* **Provided data**

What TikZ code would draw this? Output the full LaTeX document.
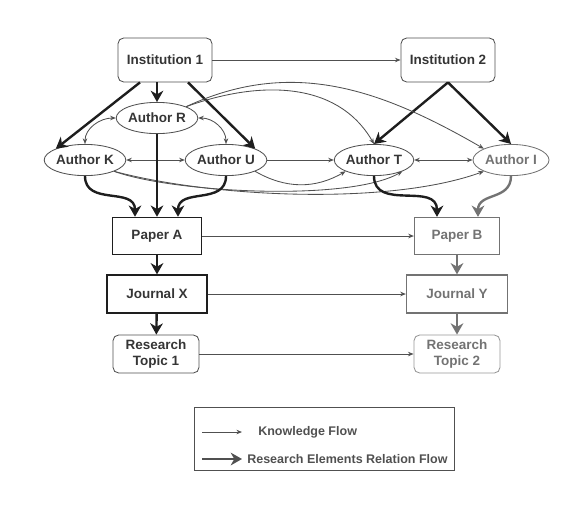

* * *

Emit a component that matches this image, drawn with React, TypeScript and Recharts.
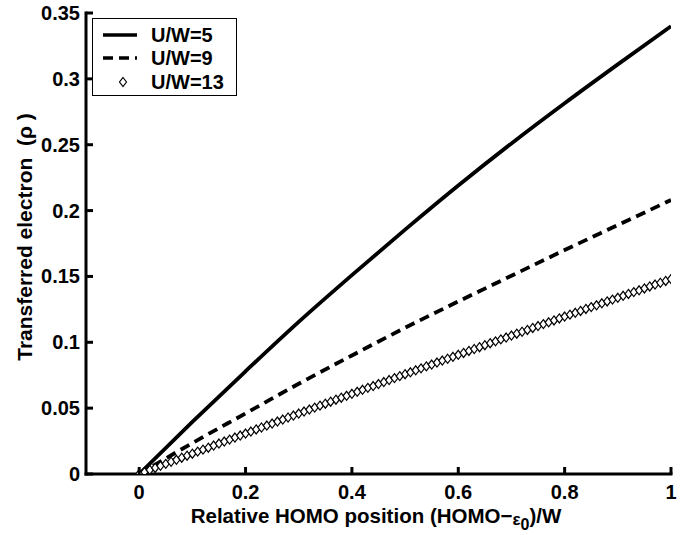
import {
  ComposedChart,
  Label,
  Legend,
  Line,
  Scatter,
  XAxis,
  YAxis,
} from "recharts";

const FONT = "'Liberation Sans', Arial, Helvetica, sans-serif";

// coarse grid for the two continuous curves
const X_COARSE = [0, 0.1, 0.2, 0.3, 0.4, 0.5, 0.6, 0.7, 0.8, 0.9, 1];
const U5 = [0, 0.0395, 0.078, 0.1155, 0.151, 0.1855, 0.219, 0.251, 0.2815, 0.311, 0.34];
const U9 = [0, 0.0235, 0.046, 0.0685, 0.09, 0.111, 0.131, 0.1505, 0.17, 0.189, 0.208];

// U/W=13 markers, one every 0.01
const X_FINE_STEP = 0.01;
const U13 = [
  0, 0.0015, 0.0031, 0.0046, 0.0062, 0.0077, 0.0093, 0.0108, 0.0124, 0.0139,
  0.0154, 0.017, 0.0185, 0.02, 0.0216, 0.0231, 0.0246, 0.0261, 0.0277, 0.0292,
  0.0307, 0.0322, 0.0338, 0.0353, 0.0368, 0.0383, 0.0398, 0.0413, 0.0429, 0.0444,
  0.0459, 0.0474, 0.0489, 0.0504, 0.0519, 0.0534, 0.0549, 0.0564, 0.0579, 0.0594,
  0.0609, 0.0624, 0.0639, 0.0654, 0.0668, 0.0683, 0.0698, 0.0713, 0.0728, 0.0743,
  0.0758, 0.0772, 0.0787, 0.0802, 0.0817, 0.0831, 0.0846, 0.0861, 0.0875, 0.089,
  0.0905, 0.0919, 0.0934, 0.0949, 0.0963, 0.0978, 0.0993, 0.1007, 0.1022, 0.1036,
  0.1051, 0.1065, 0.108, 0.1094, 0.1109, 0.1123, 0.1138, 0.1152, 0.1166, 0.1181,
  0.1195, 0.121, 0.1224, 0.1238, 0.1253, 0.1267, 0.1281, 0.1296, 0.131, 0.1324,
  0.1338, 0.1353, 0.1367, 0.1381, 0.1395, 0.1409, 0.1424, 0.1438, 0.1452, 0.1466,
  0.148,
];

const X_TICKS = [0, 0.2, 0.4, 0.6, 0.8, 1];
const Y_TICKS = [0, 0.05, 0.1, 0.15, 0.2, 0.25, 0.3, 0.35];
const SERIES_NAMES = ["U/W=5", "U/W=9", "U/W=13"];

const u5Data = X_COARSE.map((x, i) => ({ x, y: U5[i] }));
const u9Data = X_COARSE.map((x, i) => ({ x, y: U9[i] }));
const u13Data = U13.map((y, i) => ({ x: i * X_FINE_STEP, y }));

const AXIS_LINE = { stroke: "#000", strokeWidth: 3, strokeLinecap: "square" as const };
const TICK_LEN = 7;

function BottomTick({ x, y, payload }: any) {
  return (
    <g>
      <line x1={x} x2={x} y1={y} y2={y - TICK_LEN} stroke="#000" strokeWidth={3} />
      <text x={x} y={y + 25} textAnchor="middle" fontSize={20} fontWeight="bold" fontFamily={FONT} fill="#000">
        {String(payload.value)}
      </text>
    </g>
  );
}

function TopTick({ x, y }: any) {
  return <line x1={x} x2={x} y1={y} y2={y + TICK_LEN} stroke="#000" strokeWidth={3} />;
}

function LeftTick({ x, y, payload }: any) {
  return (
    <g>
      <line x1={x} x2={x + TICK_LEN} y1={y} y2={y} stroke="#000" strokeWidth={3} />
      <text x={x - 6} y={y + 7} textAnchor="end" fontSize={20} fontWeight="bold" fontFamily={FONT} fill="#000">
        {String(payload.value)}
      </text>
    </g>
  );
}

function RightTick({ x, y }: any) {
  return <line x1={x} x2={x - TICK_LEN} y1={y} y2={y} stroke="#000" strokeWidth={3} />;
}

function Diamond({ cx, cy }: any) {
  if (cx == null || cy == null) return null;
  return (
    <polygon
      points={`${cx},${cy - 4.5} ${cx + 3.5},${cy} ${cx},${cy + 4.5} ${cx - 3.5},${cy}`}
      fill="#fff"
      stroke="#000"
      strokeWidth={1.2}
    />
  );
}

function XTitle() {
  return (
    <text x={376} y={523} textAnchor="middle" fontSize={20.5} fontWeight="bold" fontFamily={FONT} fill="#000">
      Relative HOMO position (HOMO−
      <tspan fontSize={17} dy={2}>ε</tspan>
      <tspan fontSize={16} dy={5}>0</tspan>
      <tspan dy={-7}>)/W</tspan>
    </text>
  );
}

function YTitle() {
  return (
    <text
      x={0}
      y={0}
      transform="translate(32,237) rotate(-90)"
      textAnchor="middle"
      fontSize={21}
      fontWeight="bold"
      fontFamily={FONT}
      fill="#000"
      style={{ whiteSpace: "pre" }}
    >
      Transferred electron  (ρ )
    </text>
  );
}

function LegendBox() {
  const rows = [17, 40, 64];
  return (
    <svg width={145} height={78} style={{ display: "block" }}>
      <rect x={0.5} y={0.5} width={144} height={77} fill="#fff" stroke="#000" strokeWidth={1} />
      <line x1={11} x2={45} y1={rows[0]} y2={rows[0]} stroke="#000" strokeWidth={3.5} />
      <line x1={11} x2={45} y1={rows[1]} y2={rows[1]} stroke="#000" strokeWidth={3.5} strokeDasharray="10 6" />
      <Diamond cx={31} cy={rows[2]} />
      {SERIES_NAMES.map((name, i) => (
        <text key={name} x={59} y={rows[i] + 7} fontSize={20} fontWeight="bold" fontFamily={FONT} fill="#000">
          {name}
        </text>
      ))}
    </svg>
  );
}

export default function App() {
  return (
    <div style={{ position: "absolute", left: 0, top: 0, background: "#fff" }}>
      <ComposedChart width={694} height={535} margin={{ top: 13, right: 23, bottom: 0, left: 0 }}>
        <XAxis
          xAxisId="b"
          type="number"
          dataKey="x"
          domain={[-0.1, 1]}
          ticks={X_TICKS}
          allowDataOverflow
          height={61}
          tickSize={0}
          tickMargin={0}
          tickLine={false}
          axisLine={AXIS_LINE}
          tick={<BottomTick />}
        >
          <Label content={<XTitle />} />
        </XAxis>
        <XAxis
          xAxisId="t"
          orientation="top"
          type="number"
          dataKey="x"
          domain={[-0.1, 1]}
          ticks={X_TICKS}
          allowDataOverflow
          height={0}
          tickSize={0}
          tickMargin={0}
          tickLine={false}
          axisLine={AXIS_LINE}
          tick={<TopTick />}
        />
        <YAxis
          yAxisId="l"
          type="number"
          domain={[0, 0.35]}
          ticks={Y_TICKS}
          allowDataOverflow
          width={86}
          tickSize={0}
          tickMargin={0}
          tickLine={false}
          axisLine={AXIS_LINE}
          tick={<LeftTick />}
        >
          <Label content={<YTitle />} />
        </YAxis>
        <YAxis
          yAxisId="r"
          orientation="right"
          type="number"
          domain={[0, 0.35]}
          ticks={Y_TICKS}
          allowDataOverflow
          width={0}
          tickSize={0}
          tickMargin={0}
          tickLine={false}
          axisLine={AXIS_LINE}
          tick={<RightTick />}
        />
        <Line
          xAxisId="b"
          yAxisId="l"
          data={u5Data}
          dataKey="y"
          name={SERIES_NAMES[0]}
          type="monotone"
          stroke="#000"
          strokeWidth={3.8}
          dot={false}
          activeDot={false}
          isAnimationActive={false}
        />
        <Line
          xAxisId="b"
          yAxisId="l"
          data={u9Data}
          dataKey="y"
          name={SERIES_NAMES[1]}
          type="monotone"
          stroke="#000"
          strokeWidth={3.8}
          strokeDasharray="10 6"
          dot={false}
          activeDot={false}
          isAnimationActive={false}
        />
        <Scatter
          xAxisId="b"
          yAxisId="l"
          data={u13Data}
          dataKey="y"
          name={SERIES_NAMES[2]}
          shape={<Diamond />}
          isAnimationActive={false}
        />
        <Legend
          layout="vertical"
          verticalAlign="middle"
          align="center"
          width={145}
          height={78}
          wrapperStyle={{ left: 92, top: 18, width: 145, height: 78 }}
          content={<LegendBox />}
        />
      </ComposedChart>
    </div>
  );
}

* **Task instructions**
Copy out the listing above from the line containing "Emit a component" to the line containing "0.17, 0.189, 0.208];", both included, exactly as written and minus the images.

* **The completed task**
Emit a component that matches this image, drawn with React, TypeScript and Recharts.
import {
  ComposedChart,
  Label,
  Legend,
  Line,
  Scatter,
  XAxis,
  YAxis,
} from "recharts";

const FONT = "'Liberation Sans', Arial, Helvetica, sans-serif";

// coarse grid for the two continuous curves
const X_COARSE = [0, 0.1, 0.2, 0.3, 0.4, 0.5, 0.6, 0.7, 0.8, 0.9, 1];
const U5 = [0, 0.0395, 0.078, 0.1155, 0.151, 0.1855, 0.219, 0.251, 0.2815, 0.311, 0.34];
const U9 = [0, 0.0235, 0.046, 0.0685, 0.09, 0.111, 0.131, 0.1505, 0.17, 0.189, 0.208];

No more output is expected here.